Такой бедный, наивный, издалека-далека пришедший стоял Пев Исаакович. Но едва он начал читать – откуда эта мощь акцента и голос, вдруг зазвучавший глубоко и звучно. Слушая, я уж не как младшая, а как старшая думала: сколько же ты не взял от жизни, что было в ней твоего!

Я то и дело препираюсь с ним: вслух, про себя. Прекрасный стилист? Да, но так гладок его стиль, как накатанная дорога – нигде не зацепишься мыслью. А что последняя книга «Апофеоз беспочвенности» написана афористически – так это только усталость. Нет больше единого порыва его первых книг – все рассыпалось… Афоризм – игра колющей рапиры или строгая игра кристалла своими гранями, но игра – разве это шестовское?

Над моими плутаньями в те годы стояло одно имя – Дионис. Боль и восторг, вера и потеря веры – все равно, все наваждение Диониса. Делюсь этим с Львом Исааковичем. Впустую. Глух. Его же психологический сыск меня больше не занимает.

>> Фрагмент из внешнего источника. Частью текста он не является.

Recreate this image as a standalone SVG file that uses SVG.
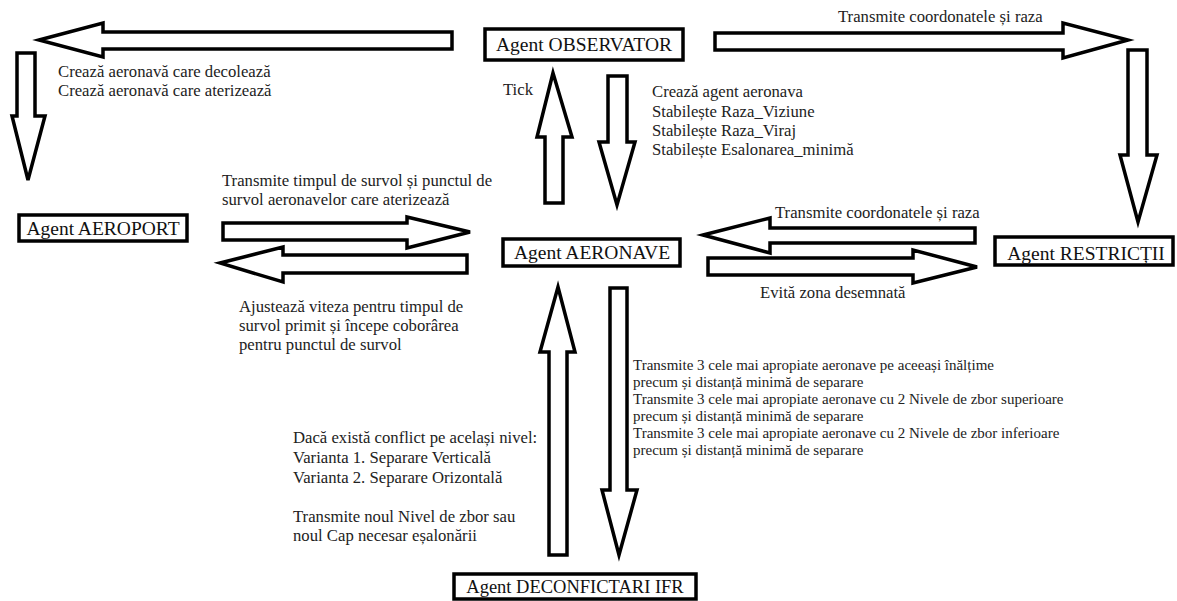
<svg xmlns="http://www.w3.org/2000/svg" width="1177" height="601" viewBox="0 0 1177 601">
<style>
.arrow{fill:#fff;stroke:#000;stroke-width:3.5;stroke-linejoin:miter}
.box{fill:#fff;stroke:#000;stroke-width:3.5}
.node{font-family:"Liberation Serif","Times New Roman",serif;font-size:19.5px;fill:#111;text-anchor:middle}
.lbl{font-family:"Liberation Serif","Times New Roman",serif;font-size:16.7px;fill:#222}
.sm{font-family:"Liberation Serif","Times New Roman",serif;font-size:15px;fill:#222}
</style>
<rect width="1177" height="601" fill="#fff"/>
<g id="connectors">
<polygon class="arrow" points="39,40 103,23 103,32 452,32 452,49 103,49 103,57"/>
<polygon class="arrow" points="17,53 35,53 35,116 45,116 28,180 12,116 17,116"/>
<polygon class="arrow" points="715,33 1063,33 1063,23 1128,40 1063,58 1063,50 715,50"/>
<polygon class="arrow" points="1128,50 1147,50 1147,155 1157,155 1138,222 1120,155 1128,155"/>
<polygon class="arrow" points="553,73 572,137 563,137 563,203 545,203 545,137 537,137"/>
<polygon class="arrow" points="608,76 627,76 627,142 635,142 617,205 599,142 608,142"/>
<polygon class="arrow" points="223,223 407,223 407,217 470,232 407,248 407,240 223,240"/>
<polygon class="arrow" points="220,263 283,247 283,255 467,255 467,273 283,273 283,282"/>
<polygon class="arrow" points="703,235 770,218 770,228 975,228 975,243 770,243 770,253"/>
<polygon class="arrow" points="708,258 913,258 913,250 977,267 913,283 913,275 708,275"/>
<polygon class="arrow" points="558,287 575,352 567,352 567,555 549,555 549,352 540,352"/>
<polygon class="arrow" points="610,288 627,288 627,490 637,490 619,555 602,490 610,490"/>
<text class="lbl" x="58" y="77">Crează aeronavă care decolează</text>
<text class="lbl" x="58" y="96">Crează aeronavă care aterizează</text>
<text class="lbl" x="838" y="22">Transmite coordonatele și raza</text>
<text class="lbl" x="503" y="95">Tick</text>
<text class="lbl" x="652" y="97">Crează agent aeronava</text>
<text class="lbl" x="652" y="117">Stabilește Raza_Viziune</text>
<text class="lbl" x="652" y="136">Stabilește Raza_Viraj</text>
<text class="lbl" x="652" y="155">Stabilește Esalonarea_minimă</text>
<text class="lbl" x="222" y="186">Transmite timpul de survol și punctul de</text>
<text class="lbl" x="222" y="205">survol aeronavelor care aterizează</text>
<text class="lbl" x="775" y="218">Transmite coordonatele și raza</text>
<text class="lbl" x="760" y="298">Evită zona desemnată</text>
<text class="lbl" x="239" y="312">Ajustează viteza pentru timpul de</text>
<text class="lbl" x="239" y="331">survol primit și începe coborârea</text>
<text class="lbl" x="239" y="350">pentru punctul de survol</text>
<text class="sm" x="633" y="370">Transmite 3 cele mai apropiate aeronave pe aceeași înălțime</text>
<text class="sm" x="633" y="387">precum și distanță minimă de separare</text>
<text class="sm" x="633" y="404">Transmite 3 cele mai apropiate aeronave cu 2 Nivele de zbor superioare</text>
<text class="sm" x="633" y="421">precum și distanță minimă de separare</text>
<text class="sm" x="633" y="438">Transmite 3 cele mai apropiate aeronave cu 2 Nivele de zbor inferioare</text>
<text class="sm" x="633" y="455">precum și distanță minimă de separare</text>
<text class="lbl" x="293" y="443">Dacă există conflict pe același nivel:</text>
<text class="lbl" x="293" y="463">Varianta 1. Separare Verticală</text>
<text class="lbl" x="293" y="483">Varianta 2. Separare Orizontală</text>
<text class="lbl" x="293" y="522">Transmite noul Nivel de zbor sau</text>
<text class="lbl" x="293" y="541">noul Cap necesar eșalonării</text>
</g>
<g id="observator">
<rect class="box" x="485" y="29" width="198" height="31"/>
<text class="node" x="584" y="51">Agent OBSERVATOR</text>
</g>
<g id="aeroport">
<rect class="box" x="19" y="215" width="168" height="26"/>
<text class="node" x="103" y="235">Agent AEROPORT</text>
</g>
<g id="aeronave">
<rect class="box" x="503" y="239" width="177" height="27"/>
<text class="node" x="592" y="259">Agent AERONAVE</text>
</g>
<g id="restrictii">
<rect class="box" x="995" y="237" width="178" height="28"/>
<text class="node" x="1086" y="260">Agent RESTRICȚII</text>
</g>
<g id="deconflictari">
<rect class="box" x="454" y="574" width="242" height="25"/>
<text class="node" x="575" y="593" style="font-size:18.5px">Agent DECONFICTARI IFR</text>
</g>
</svg>
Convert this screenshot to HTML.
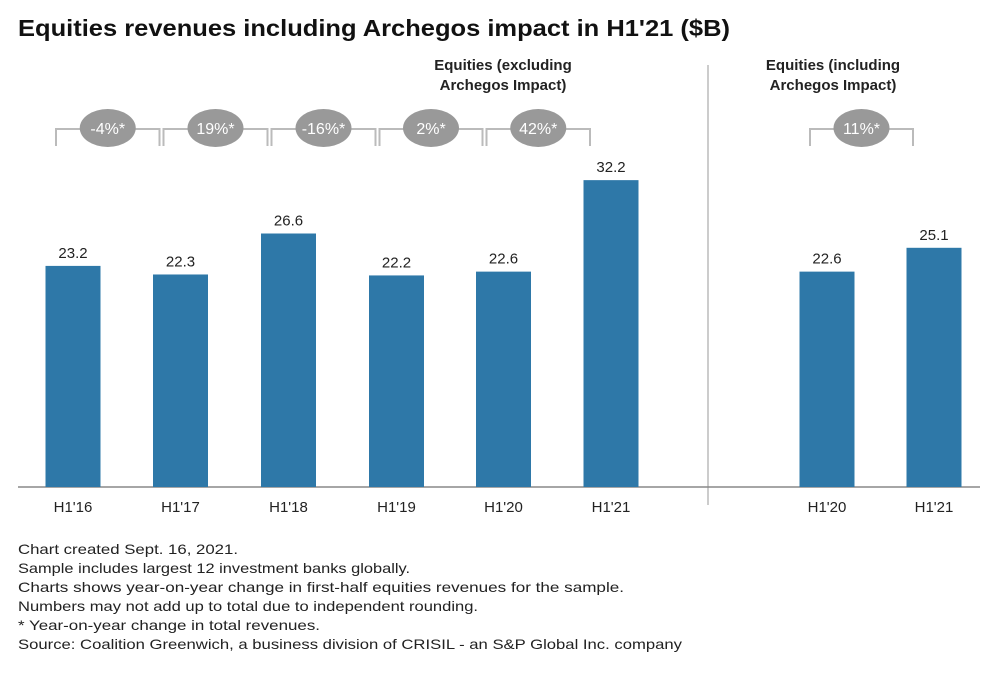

И все же он мне ближе стольких. Проблематичность всего, эта бездна под ногами, ставшая привычным уютом, сокрушитель старых истин, превратившийся в доброго дядюшку! У Теодора Гофмана случались такие казусы. Да, да, это именно то слово: я взяла себе Шестова в духовные дядья – не в учителя, не в отцы, против которых бунтуешь, от которых уходишь, а с дядей-добряком es ist nicht so ernstlich {это не так серьезно (нем.)}. Пускаясь в опасные мистические авантюры, как-то надежнее, что за тобой, позади утесом стоит Шестов, что, стало быть, твои дерзания веры крепки его сомнениями. Так молодой богохульник нет-нет да и вспомнит облегченно, что дома старушка-мать, перебирая четки, спасает его пропащую думу…

* * *

В 909 г. Аделаида, вышедшая замуж, жила за границей. Весною она написала мне: «Вчера мы вернулись из Фрейбурга, где провели два дня. Бродили, осматривая разные пансионы, Heim'ы, заходили далеко за город, где рощи едва зеленеют, все время шел меленький дождь, у нас не было зонтика, мы мокли. Красивый городок и кругом мягкие холмы Шварцвальда. Почти недозволенная идиллия немецкого благополучия. А вечер мы провели у Шестова. Накануне Дмитрий [46]один прямо с вокзала пошел к нему, тот встретил его смущенно и сознался под страшной тайной, что у него семья. Он 12 лет женат на русской бывшей курсистке (теперь она доктор) и у него две дочки 11 и 9 лет [47]. Он должен скрывать эту семью из-за отца, которому 80 лет и он не перенес бы такого удара, что она не еврейка, и потому до его смерти они решили жить за границей. Я видела и жену его – лет 38, русское акушерское лицо, молчащая, но все знающая, что интересно ему (и о Мережковских, и о декадентах), гладко причесанная, с затвердело-розовым лицом. Девочки славные, светловолосые. Он ходит с ними в горы, учит их русскому, и знаешь, странно, – ему очень подходит быть семьянином. Сам он мне показался каким-то стоячим. Помни же, что его брак тайна, и если дойдет до Киева или его знакомых – он не простит».